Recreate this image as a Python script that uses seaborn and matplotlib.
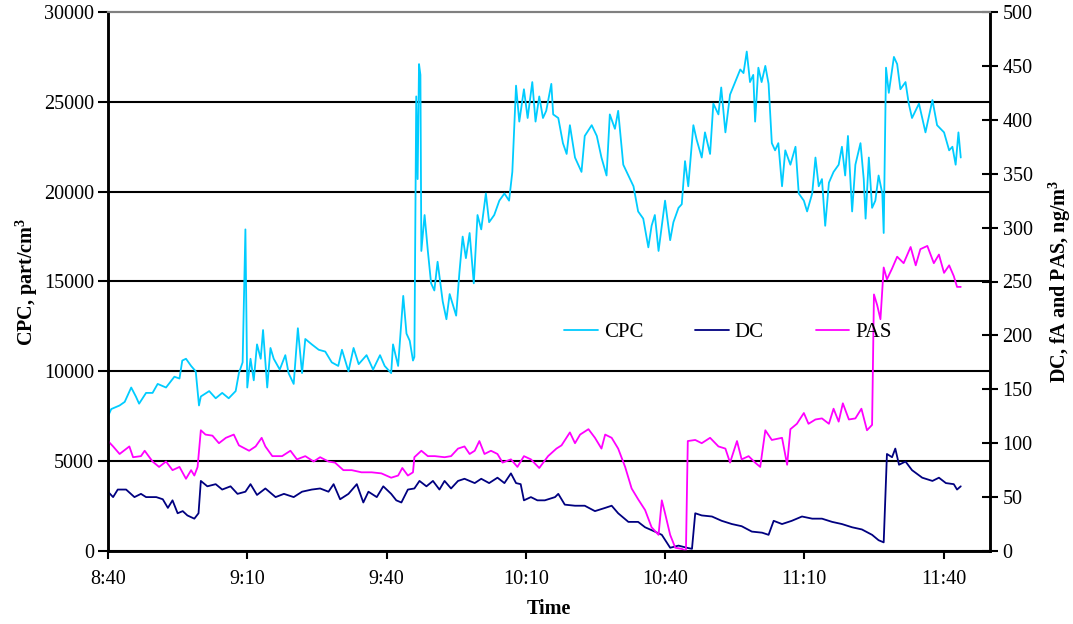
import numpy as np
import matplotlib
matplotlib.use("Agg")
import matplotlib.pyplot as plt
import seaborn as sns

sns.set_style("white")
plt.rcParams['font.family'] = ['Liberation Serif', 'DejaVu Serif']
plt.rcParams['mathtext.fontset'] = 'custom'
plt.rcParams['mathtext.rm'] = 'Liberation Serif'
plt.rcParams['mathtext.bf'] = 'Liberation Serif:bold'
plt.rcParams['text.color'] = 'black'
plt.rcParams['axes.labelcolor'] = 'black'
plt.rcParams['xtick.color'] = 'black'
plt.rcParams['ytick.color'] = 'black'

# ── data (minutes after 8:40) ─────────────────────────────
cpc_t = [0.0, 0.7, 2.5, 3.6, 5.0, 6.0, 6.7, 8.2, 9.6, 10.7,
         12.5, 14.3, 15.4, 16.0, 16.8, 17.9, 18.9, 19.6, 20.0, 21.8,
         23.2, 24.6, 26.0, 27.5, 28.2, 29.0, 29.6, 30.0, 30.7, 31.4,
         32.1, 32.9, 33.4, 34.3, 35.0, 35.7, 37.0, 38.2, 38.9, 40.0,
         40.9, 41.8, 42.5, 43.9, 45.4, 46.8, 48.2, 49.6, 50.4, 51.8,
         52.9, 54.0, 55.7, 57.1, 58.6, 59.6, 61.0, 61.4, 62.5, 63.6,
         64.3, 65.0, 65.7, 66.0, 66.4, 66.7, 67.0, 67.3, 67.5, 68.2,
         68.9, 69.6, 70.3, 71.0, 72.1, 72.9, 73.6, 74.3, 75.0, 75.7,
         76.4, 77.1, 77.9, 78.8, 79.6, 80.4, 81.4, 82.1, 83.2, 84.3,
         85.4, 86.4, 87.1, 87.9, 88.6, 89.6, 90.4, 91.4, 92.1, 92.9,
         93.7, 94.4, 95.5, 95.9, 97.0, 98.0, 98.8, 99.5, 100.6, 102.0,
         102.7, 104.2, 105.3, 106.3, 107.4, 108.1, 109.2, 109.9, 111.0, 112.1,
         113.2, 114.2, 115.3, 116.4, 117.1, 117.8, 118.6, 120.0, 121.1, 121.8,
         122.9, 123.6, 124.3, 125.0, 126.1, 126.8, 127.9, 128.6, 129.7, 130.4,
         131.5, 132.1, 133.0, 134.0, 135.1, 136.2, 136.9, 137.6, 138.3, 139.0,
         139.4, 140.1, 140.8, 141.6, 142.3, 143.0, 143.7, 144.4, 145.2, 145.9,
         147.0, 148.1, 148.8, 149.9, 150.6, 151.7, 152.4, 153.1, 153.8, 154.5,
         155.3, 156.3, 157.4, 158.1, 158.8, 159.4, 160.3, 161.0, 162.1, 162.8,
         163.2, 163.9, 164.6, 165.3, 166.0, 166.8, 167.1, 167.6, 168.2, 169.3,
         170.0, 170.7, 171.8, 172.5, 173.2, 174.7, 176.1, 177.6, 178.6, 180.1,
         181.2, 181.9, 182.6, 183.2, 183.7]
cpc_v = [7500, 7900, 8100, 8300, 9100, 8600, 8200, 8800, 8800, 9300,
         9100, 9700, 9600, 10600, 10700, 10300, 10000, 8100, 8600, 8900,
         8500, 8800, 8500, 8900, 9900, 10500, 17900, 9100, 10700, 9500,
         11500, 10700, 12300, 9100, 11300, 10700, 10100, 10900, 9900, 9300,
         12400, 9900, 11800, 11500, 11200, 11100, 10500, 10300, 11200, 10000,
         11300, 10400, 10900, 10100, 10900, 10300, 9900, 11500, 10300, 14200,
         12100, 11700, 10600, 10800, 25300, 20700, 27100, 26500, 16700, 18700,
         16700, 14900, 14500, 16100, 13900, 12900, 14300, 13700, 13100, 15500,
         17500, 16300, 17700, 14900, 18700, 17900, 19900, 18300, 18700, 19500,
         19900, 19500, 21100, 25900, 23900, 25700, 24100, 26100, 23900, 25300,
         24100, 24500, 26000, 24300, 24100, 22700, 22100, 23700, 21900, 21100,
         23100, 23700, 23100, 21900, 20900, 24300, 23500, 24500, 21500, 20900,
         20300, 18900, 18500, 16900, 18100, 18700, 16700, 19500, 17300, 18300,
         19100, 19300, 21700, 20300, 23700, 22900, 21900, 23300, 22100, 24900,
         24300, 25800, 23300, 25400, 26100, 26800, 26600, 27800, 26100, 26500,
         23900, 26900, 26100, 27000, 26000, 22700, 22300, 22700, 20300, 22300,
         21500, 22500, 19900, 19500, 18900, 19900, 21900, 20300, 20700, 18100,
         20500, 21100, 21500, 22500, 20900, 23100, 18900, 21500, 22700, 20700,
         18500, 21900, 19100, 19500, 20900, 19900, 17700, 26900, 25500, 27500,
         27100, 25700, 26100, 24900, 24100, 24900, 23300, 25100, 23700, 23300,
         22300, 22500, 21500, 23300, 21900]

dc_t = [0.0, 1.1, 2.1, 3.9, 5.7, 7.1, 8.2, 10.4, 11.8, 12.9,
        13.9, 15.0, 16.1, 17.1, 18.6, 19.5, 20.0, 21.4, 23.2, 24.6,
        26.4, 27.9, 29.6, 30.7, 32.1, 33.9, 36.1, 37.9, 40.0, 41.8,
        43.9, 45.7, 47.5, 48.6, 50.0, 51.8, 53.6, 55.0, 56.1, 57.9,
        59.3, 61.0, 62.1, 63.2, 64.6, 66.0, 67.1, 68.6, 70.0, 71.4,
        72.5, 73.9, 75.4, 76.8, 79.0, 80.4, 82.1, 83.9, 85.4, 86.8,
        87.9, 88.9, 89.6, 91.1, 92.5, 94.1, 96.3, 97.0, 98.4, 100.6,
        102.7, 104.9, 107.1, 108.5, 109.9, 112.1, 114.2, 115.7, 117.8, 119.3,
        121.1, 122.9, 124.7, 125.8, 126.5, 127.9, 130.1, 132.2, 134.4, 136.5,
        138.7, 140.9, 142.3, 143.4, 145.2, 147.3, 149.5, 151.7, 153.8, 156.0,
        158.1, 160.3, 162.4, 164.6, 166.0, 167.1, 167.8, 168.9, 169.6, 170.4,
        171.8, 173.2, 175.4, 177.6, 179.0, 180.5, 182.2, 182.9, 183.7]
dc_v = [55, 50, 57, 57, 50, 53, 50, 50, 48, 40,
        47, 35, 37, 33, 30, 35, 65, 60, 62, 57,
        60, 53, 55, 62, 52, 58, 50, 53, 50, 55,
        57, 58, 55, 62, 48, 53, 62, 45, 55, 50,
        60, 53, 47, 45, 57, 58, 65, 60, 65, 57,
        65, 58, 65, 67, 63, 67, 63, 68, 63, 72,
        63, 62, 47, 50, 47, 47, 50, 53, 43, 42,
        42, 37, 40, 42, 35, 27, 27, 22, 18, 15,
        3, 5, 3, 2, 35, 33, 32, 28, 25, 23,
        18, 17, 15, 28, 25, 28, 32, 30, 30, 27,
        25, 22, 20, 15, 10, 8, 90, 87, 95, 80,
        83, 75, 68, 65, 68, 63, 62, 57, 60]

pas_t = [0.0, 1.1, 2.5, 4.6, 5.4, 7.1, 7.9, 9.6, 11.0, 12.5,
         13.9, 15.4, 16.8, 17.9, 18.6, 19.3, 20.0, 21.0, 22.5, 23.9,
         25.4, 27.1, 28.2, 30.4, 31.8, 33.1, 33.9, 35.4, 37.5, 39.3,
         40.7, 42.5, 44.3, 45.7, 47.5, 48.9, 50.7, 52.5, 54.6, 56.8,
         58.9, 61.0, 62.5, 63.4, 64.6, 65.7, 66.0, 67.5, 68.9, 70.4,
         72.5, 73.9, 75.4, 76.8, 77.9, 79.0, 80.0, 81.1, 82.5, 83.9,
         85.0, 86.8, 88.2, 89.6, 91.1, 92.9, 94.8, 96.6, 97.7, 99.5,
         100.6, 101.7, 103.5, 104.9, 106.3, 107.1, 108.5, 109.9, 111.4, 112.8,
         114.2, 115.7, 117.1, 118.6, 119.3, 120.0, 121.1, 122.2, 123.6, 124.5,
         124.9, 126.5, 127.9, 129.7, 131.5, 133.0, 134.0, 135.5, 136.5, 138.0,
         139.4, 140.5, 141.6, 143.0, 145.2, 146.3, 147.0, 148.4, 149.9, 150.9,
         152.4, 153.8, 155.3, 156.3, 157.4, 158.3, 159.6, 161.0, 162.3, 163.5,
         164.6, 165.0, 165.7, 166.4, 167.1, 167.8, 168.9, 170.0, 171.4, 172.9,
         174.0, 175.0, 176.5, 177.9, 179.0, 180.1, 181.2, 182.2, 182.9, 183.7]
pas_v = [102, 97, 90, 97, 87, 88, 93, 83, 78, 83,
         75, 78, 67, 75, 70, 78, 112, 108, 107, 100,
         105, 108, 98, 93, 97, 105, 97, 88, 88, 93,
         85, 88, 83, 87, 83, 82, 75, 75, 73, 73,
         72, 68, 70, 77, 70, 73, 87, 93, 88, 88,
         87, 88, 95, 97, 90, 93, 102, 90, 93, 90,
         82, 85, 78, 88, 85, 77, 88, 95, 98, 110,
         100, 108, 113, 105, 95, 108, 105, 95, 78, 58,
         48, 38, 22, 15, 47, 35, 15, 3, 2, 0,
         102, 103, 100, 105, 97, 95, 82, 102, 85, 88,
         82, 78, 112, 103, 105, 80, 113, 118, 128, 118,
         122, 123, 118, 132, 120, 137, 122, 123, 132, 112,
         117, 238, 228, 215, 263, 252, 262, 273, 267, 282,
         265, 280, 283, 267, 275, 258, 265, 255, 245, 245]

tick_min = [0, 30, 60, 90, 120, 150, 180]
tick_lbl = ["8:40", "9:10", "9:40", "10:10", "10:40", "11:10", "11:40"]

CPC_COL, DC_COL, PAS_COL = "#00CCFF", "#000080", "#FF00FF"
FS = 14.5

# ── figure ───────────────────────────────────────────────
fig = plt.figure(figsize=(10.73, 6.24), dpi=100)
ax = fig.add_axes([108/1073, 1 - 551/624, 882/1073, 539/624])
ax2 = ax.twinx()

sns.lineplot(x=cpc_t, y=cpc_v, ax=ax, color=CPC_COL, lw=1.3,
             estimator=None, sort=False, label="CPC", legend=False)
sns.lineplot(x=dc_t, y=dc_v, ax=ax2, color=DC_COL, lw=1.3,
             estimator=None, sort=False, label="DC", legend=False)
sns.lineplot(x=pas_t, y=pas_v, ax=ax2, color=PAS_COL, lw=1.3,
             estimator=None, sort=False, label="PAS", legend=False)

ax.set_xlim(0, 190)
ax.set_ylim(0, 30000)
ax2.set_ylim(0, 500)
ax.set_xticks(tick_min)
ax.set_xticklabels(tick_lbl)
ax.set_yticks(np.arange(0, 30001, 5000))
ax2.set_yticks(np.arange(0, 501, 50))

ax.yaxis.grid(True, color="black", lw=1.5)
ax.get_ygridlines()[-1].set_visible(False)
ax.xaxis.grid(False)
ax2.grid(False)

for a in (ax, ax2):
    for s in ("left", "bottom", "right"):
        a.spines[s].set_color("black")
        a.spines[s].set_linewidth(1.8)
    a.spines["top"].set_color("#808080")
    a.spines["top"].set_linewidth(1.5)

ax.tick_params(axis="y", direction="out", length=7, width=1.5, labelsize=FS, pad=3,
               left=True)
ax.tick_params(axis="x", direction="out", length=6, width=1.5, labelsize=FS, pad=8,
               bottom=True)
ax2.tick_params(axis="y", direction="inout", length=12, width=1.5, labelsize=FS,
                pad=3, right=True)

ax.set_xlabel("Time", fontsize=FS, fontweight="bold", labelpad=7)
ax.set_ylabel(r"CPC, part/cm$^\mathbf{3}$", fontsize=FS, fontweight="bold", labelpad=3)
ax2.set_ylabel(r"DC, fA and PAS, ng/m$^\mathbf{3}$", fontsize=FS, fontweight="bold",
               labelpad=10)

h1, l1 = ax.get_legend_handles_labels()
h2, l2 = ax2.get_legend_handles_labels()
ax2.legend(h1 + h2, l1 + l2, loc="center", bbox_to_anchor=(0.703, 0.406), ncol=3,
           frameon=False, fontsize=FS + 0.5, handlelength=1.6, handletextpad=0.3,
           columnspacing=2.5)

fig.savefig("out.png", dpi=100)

### DIRECTIVE
Exactly restate the lines from the beginning of the data through the line with "import seaborn as sns", and no others, keeping pictures out.

### TASK ANSWER
Recreate this image as a Python script that uses seaborn and matplotlib.
import numpy as np
import matplotlib
matplotlib.use("Agg")
import matplotlib.pyplot as plt
import seaborn as sns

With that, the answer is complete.